Two men linked to the anti-government militia movement have been charged in the bombing, and experts such as Ramos suddenly have found themselves besieged by packs of reporters.

“I’d been banging on the doors of reporters for years, and suddenly I’m able to get somewhere,” Ramos said. “It’s hard to know how long it will last, but we’ve gotten bombarded.”

It’s a bittersweet feeling for someone devoted to defeating the far right.

“We are in demand, but it doesn’t mean we are better off for it. The situation politically is quite bad. It’s like being called in to do damage control on the tail end,” he said.

“By the time there’s this much attention being paid, it’s because a lot of damage has been done.”

Dan Junas, a Seattle-based researcher who tracks the far right, said he usually gets about two calls a month from reporters. But after the Oklahoma City bombing, he did 11 interviews in one day, usually with another reporter parked on Call Waiting as he talked.

“I was besieged.”

But Junas has been through media fads before. He broke ground as a researcher on the Moonie organization “back when it was hot.” He even got a book together on the religious group, as well as a publisher.

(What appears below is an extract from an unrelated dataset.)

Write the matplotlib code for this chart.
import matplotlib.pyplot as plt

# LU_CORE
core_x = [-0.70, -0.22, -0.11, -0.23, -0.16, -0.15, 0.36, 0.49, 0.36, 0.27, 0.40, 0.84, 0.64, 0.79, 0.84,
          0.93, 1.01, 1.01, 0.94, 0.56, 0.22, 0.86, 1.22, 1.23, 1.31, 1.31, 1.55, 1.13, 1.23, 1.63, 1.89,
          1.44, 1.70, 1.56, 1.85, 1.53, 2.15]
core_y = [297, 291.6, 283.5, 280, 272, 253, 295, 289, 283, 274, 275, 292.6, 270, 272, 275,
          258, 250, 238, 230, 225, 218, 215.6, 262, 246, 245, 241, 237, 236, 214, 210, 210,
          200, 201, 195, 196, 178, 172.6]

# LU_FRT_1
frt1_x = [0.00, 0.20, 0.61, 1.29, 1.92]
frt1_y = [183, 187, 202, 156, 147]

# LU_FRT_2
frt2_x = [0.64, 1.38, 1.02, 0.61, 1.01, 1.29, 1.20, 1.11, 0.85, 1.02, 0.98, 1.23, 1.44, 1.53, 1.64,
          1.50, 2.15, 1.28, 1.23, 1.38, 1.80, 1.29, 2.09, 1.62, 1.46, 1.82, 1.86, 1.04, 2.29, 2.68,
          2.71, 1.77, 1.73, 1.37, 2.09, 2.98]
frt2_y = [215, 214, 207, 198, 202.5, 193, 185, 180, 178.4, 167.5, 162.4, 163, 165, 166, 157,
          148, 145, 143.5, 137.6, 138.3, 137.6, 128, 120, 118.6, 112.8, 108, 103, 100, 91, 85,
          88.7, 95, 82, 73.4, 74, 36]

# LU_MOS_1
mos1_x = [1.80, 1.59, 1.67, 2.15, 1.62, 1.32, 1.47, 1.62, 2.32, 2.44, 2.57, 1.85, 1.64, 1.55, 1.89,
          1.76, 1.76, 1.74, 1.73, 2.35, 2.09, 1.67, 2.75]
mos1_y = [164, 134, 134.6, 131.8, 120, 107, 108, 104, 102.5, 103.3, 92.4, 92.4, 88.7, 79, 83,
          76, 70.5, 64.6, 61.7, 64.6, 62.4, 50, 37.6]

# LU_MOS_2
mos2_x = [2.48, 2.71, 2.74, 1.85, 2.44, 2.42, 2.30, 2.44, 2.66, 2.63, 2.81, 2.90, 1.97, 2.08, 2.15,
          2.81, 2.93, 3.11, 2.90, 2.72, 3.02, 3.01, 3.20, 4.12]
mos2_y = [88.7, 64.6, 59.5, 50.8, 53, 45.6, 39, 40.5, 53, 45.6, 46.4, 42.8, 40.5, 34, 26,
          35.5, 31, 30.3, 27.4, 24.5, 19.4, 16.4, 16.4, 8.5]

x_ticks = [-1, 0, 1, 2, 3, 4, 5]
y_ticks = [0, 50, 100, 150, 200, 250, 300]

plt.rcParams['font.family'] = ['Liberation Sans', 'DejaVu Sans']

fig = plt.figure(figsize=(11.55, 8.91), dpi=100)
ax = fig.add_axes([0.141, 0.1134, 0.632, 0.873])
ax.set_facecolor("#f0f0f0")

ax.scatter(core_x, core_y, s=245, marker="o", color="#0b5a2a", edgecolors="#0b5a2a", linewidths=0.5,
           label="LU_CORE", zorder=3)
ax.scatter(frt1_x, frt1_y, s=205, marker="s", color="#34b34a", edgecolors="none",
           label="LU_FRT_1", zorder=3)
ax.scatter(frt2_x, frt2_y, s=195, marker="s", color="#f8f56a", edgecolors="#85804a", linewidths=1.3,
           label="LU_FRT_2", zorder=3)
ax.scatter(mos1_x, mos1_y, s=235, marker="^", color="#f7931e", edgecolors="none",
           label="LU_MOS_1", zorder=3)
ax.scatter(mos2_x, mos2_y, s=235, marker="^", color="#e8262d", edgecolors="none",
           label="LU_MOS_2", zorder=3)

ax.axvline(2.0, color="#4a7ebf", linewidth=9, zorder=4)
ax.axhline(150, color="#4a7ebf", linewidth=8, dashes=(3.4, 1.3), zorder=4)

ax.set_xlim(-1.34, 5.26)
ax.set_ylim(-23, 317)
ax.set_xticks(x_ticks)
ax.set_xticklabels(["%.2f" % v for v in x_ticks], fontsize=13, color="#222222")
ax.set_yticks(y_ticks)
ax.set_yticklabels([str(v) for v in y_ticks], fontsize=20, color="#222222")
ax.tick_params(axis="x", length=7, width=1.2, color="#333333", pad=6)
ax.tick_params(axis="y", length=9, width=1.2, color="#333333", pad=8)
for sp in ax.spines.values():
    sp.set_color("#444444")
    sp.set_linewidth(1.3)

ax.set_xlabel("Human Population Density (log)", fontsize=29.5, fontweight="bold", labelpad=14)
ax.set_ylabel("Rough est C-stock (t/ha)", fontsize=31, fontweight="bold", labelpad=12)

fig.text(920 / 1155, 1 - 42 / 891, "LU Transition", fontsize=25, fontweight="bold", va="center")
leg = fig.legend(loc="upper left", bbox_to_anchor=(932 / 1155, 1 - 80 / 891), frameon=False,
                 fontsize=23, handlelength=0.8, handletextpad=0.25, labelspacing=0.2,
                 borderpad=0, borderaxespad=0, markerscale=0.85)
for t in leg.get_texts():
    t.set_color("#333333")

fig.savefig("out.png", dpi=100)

Now the book’s on hold. “They are not hot at all,” Junas said of the Moonies. “I’ve managed to reposition myself. I’ve got an across-the-board portfolio - the militia movement, the religious right, anti-tax groups. I can handle a lot of those areas.”

Since 1994, the state and national Democratic parties have featured Junas as a speaker, hired to share his expertise on the far right at major party events.

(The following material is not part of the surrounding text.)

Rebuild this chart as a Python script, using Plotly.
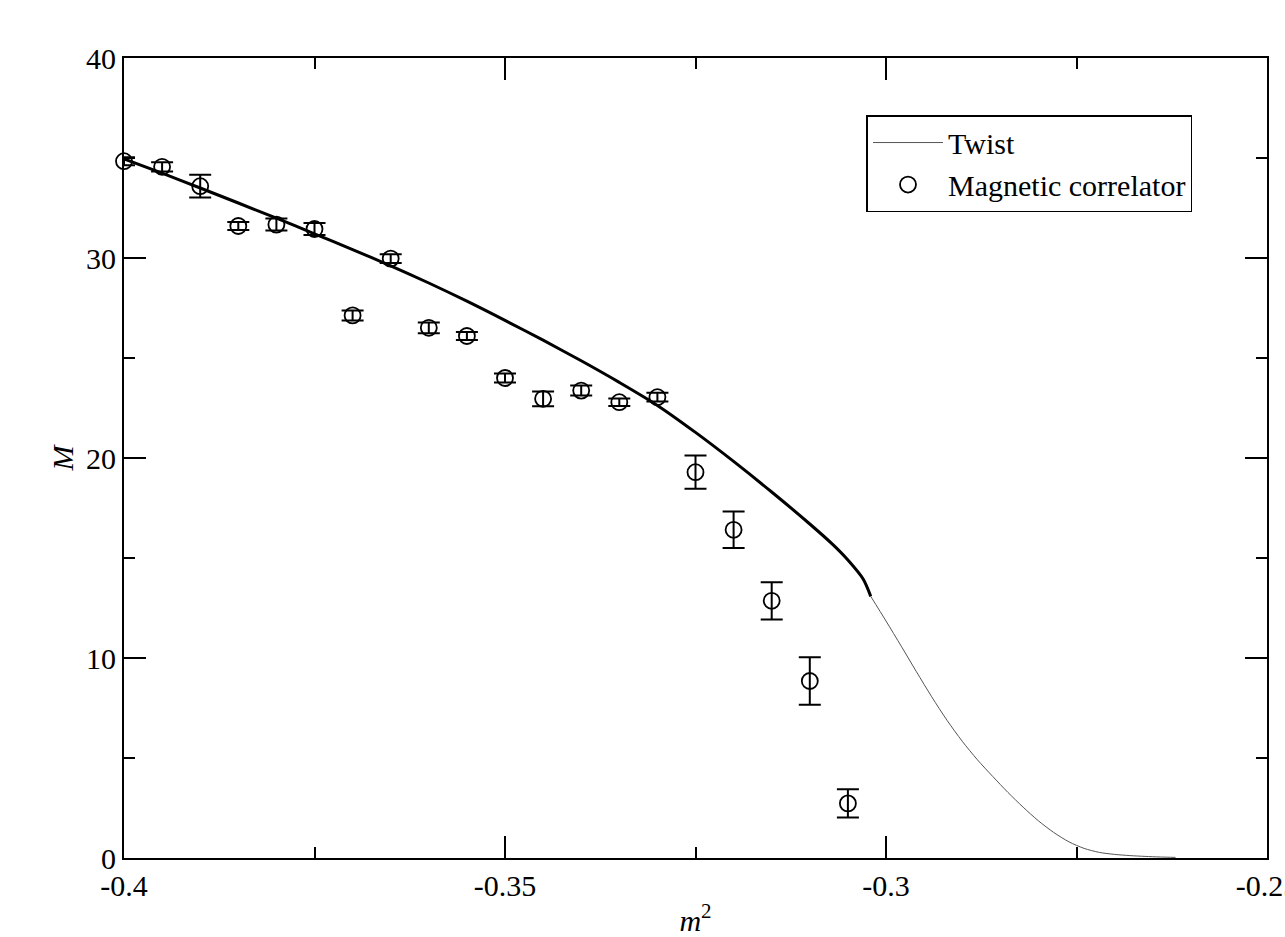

“It’s nice to have an issue once in a while that’s hot rather than something that’s totally obscure,” he said.

Bill Wassmuth of the Coalition Against Malicious Harassment would love to work his way out of his job, but he’s not holding his breath.

“One of the heartbreaks of this kind of work is, of course, you don’t want an Oklahoma City to happen, but when it does, we have to take advantage of it,” he said.

“It opens doors for us that nothing else does. You feel like an ambulance-chaser - using a tragedy to get some good done.”

Wassmuth fielded an avalanche of press calls after the bombing. Sometimes he felt he got the complicated story of the far-right ideology across. But not always.

“Some reporters wanted numbers, and if we didn’t have those, they figured we didn’t have anything to say.

“If we wanted to get to the underlying philosophy, to talk about it at the level of why this was happening, forget it.”

Johnathan Mozzochi of the Coalition for Human Dignity, a Portland think tank, said he’s used to superficial coverage.

After the bombing, reporters called for quick, sensational quotes about militia extremists, hoping to move on and feed the media beast another kibble another day.

“I expect that of the mainstream media, so I’m not really disappointed. Part of it’s structural. You’re talking to someone who’s been on the beat for maybe six months and they don’t have a clue.

“I mean, it’s like they would go up to John Trochmann of the Militia of Montana and say, ‘Are you an anti-Semite?’ and that’s it.”

Mozzochi finds “grim vindication” in the growing attention.

“We released a report on the Christian Coalition in 1992, and few people believed they would be a powerful, credible force in the West. Now there’s no debate about that, … but it’s what we’ve been saying all along.”

Meanwhile, the Coalition for Human Dignity has opened a Seattle office, expanded its staff and doubled its budget in the past year to $200,000.

Wassmuth said he’s in demand as a speaker, with requests from groups ranging from Rotary clubs to Idaho prosecutors.

He started the Northwest Coalition Against Malicious Harassment in 1987, with no money, in a spare bedroom in his apartment.

The coalition’s budget has grown to $300,000 a year. Wassmuth now has a staff of four in two states as well as a downtown Seattle office serving 250 members throughout the Pacific Northwest.

But nobody goes into political research for the money, Junas said. “Strictly as an economic calculation, you’d be better off with temp work.”